If you have been paying attention (and I mean that last link to Antarctica, dammit!) you will have noticed that most of the photos were of frozen water... NO ROCKS. So any rocks on the surface of the ice are probably meteorites... it's ez to find em... that's one reason why scientists look for them in Antarctica, and they get a bonus because the weather preserves the meteorites very well.
If the research is indeed borne out, the following consequences immediately arise.
1) 3.6 billion years is only slightly (400 million years or so) later than the earliest traces of life that have been found on Earth. So life developed at roughly the same time on both planets. In that case, it is possible that life arose on one planet first and spread to other(s) through meteorite impacts. This speculation is perhaps buttressed by the similarity of certain microstructures in the meteorite to those created by organic action on earth.

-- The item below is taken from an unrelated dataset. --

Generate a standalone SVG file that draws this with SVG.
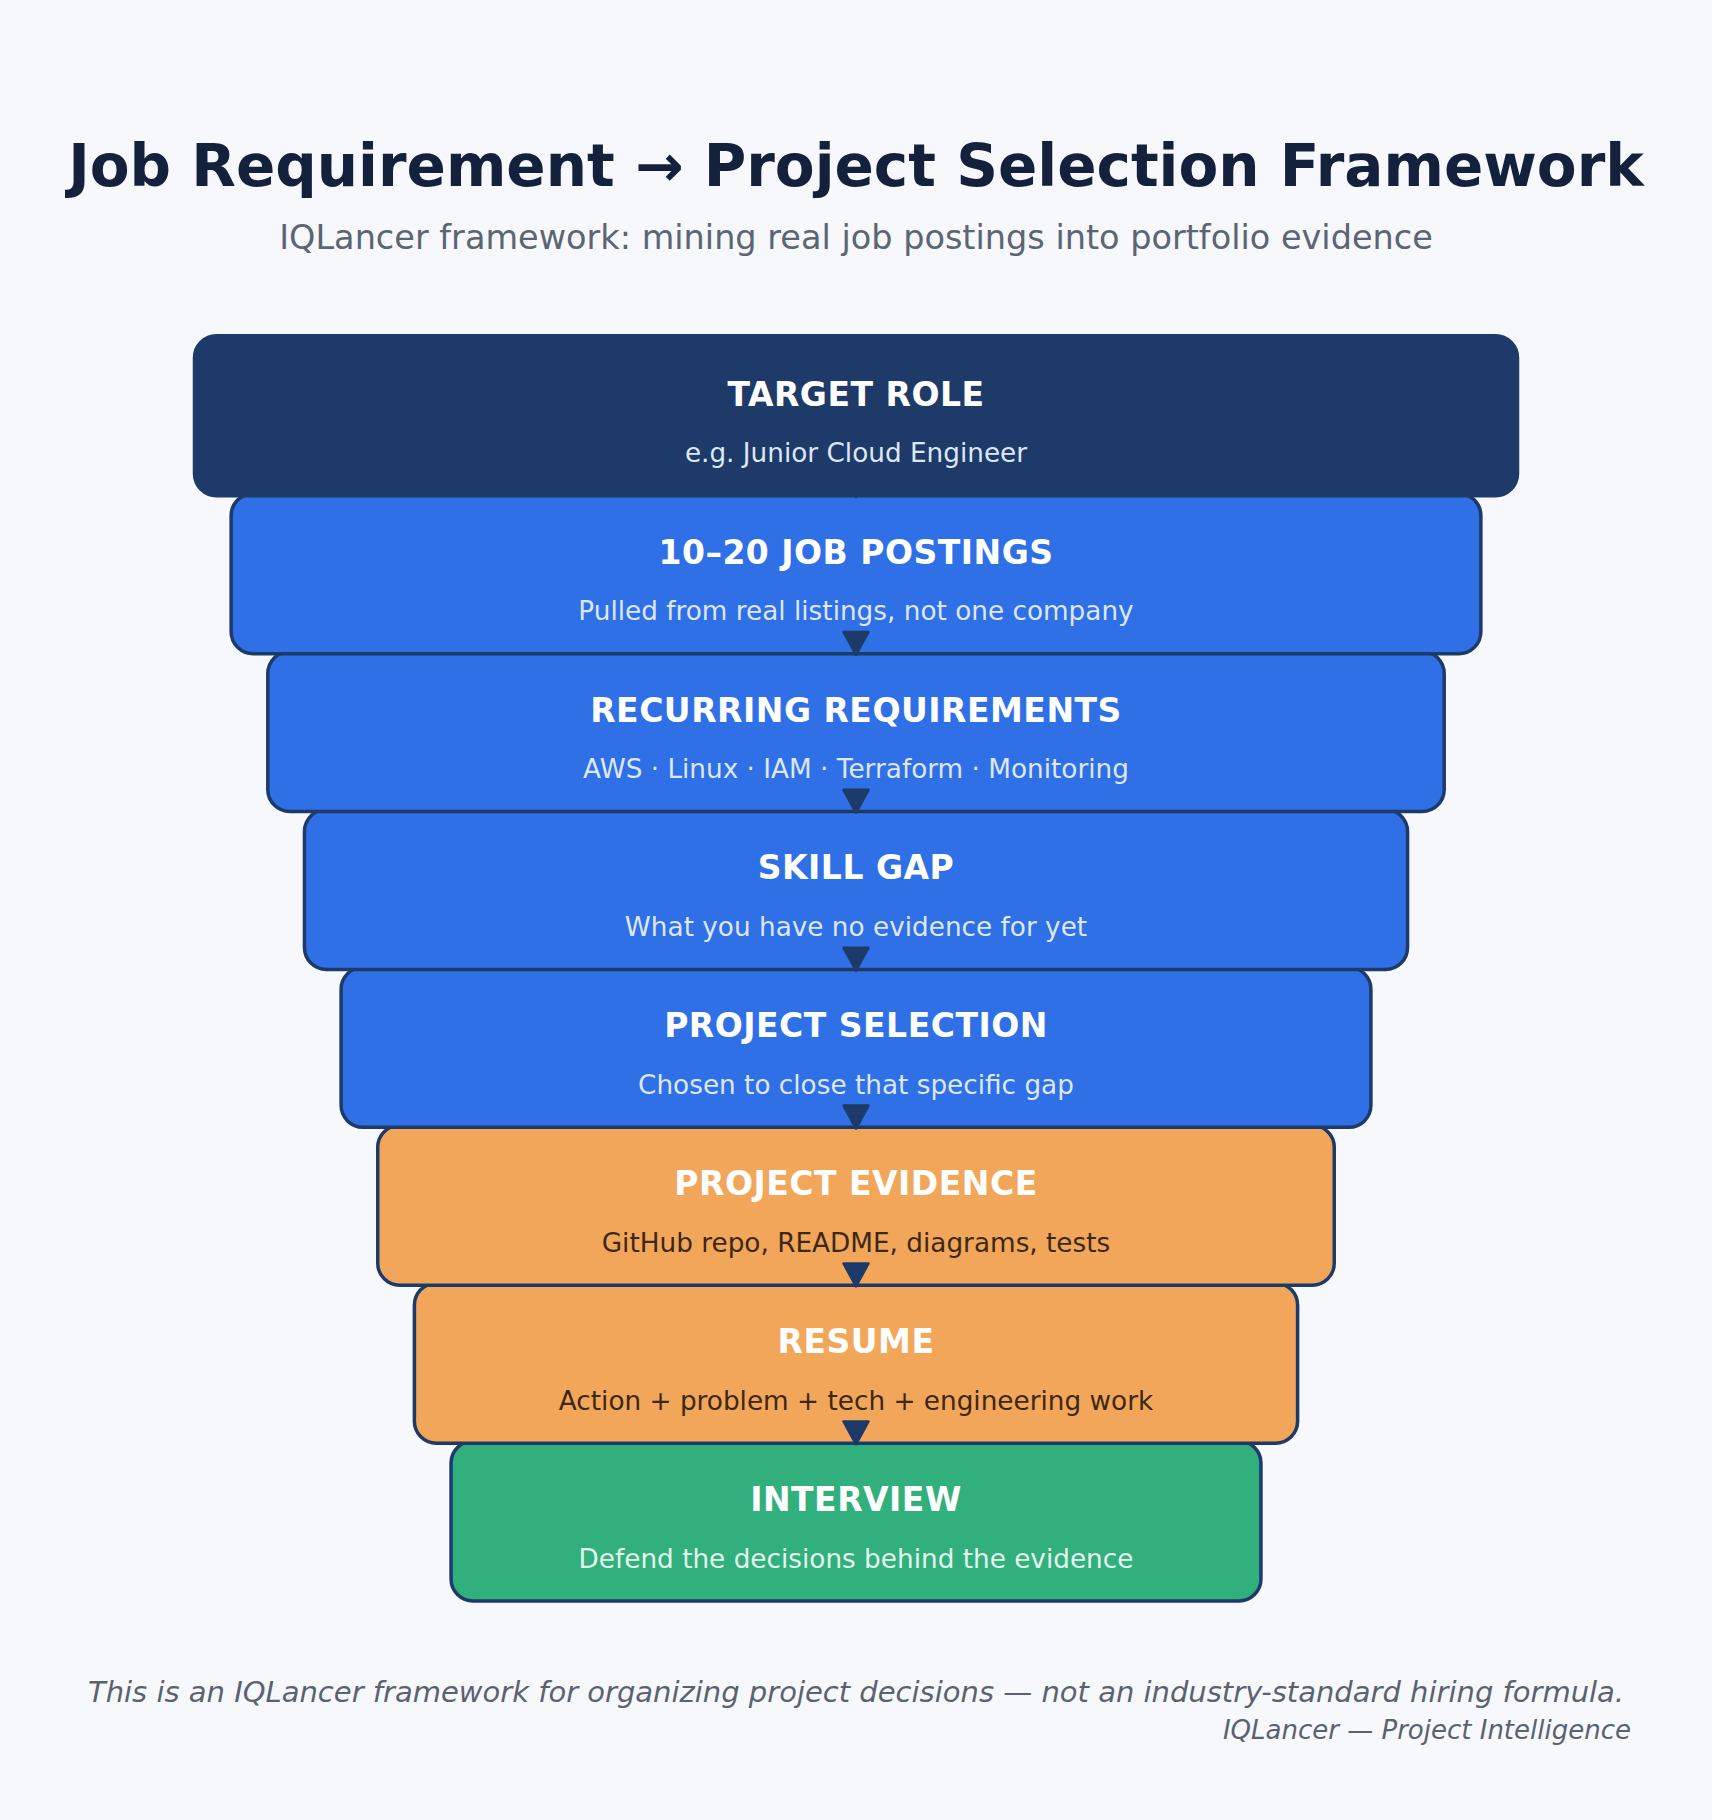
<svg xmlns="http://www.w3.org/2000/svg" width="1712" height="1820" viewBox="0 0 1712 1820">
<style>
  .box { stroke: #1e3a68; stroke-width: 3.5; }
  .navy { fill: #1e3a68; }
  .blue { fill: #2f70e6; }
  .orange { fill: #f2a65a; }
  .green { fill: #31af7c; }
  .ttl { font-family: "DejaVu Sans", sans-serif; font-weight: bold; font-size: 33px; letter-spacing: 0.5px; fill: #ffffff; text-anchor: middle; }
  .sub { font-family: "DejaVu Sans", sans-serif; font-size: 26.3px; text-anchor: middle; }
  .subL { fill: #dde7f7; }
  .subD { fill: #3d2816; }
  .subG { fill: #e3f6ed; }
  .conn { stroke: #1e3a68; stroke-width: 3; fill: none; }
</style>
<defs>
  <marker id="arrow" markerUnits="userSpaceOnUse" markerWidth="30" markerHeight="30" viewBox="0 0 30 30" refX="26" refY="15" orient="auto">
    <path d="M3,2.5 L26,15 L3,27.5 Z" fill="#1e3a68" stroke="#1e3a68" stroke-width="2.5" stroke-linejoin="round"/>
  </marker>
</defs>
<rect x="0" y="0" width="1712" height="1820" fill="#f6f8fc"/>
<text x="856" y="185.5" font-family="DejaVu Sans, sans-serif" font-weight="bold" font-size="58" fill="#14213d" text-anchor="middle">Job Requirement → Project Selection Framework</text>
<text x="856" y="248.5" font-family="DejaVu Sans, sans-serif" font-size="33.5" fill="#5c6573" text-anchor="middle">IQLancer framework: mining real job postings into portfolio evidence</text>

<g id="node-interview">
  <rect class="box green" x="451.05" y="1441.05" width="809.9" height="160" rx="22"/>
  <text class="ttl" x="856" y="1511">INTERVIEW</text>
  <text class="sub subG" x="856" y="1567.5">Defend the decisions behind the evidence</text>
</g>
<g id="node-resume">
  <rect class="box orange" x="414.4" y="1283.15" width="883.2" height="160" rx="22"/>
  <text class="ttl" x="856" y="1353.1">RESUME</text>
  <text class="sub subD" x="856" y="1409.6">Action + problem + tech + engineering work</text>
</g>
<g id="node-project-evidence">
  <rect class="box orange" x="377.75" y="1125.25" width="956.5" height="160" rx="22"/>
  <text class="ttl" x="856" y="1195.2">PROJECT EVIDENCE</text>
  <text class="sub subD" x="856" y="1251.7">GitHub repo, README, diagrams, tests</text>
</g>
<g id="node-project-selection">
  <rect class="box blue" x="341.1" y="967.35" width="1029.8" height="160" rx="22"/>
  <text class="ttl" x="856" y="1037.3">PROJECT SELECTION</text>
  <text class="sub subL" x="856" y="1093.8">Chosen to close that specific gap</text>
</g>
<g id="node-skill-gap">
  <rect class="box blue" x="304.45" y="809.45" width="1103.1" height="160" rx="22"/>
  <text class="ttl" x="856" y="879.4">SKILL GAP</text>
  <text class="sub subL" x="856" y="935.9">What you have no evidence for yet</text>
</g>
<g id="node-recurring-requirements">
  <rect class="box blue" x="267.8" y="651.55" width="1176.4" height="160" rx="22"/>
  <text class="ttl" x="856" y="721.5">RECURRING REQUIREMENTS</text>
  <text class="sub subL" x="856" y="778">AWS · Linux · IAM · Terraform · Monitoring</text>
</g>
<g id="node-job-postings">
  <rect class="box blue" x="231.15" y="493.65" width="1249.7" height="160" rx="22"/>
  <text class="ttl" x="856" y="563.6">10–20 JOB POSTINGS</text>
  <text class="sub subL" x="856" y="620.1">Pulled from real listings, not one company</text>
</g>
<g id="node-target-role">
  <rect class="box navy" x="194.5" y="335.75" width="1323" height="160" rx="22"/>
  <text class="ttl" x="856" y="405.7">TARGET ROLE</text>
  <text class="sub subL" x="856" y="462.2">e.g. Junior Cloud Engineer</text>
</g>

<g id="connectors">
  <line class="conn" x1="856" y1="474" x2="856" y2="497" marker-end="url(#arrow)"/>
  <line class="conn" x1="856" y1="631.9" x2="856" y2="654.9" marker-end="url(#arrow)"/>
  <line class="conn" x1="856" y1="789.8" x2="856" y2="812.8" marker-end="url(#arrow)"/>
  <line class="conn" x1="856" y1="947.7" x2="856" y2="970.7" marker-end="url(#arrow)"/>
  <line class="conn" x1="856" y1="1105.6" x2="856" y2="1128.6" marker-end="url(#arrow)"/>
  <line class="conn" x1="856" y1="1263.5" x2="856" y2="1286.5" marker-end="url(#arrow)"/>
  <line class="conn" x1="856" y1="1421.4" x2="856" y2="1444.4" marker-end="url(#arrow)"/>
</g>

<text x="856" y="1702" font-family="DejaVu Sans, sans-serif" font-style="italic" font-size="29" fill="#5a6270" text-anchor="middle">This is an IQLancer framework for organizing project decisions — not an industry-standard hiring formula.</text>
<text x="1631" y="1739" font-family="DejaVu Sans, sans-serif" font-style="italic" font-size="26" fill="#5a6270" text-anchor="end">IQLancer — Project Intelligence</text>
</svg>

2) (I'm reaching here...)If life existed on Mars and Earth (two places where liquid water existed), then why not on some other places in the Solar System..? Some of the satellites of Jupiter are known to have water on them, Europa (see also the NASA press release , pictures) and Ganymede; could they harbor life today...?
3)There is a famous paradox once enunciated by the physicist Enrico Fermi about the lack of communication from other intelligent species in the Universe... the paradox is now sharpened.(I dont really feel like going into the Drake equation , and probabilities.. email me, and I may or may not respond... alternatively, visit a library...)
This may be the most important discovery of the century with important philosophical and religious consequences as well.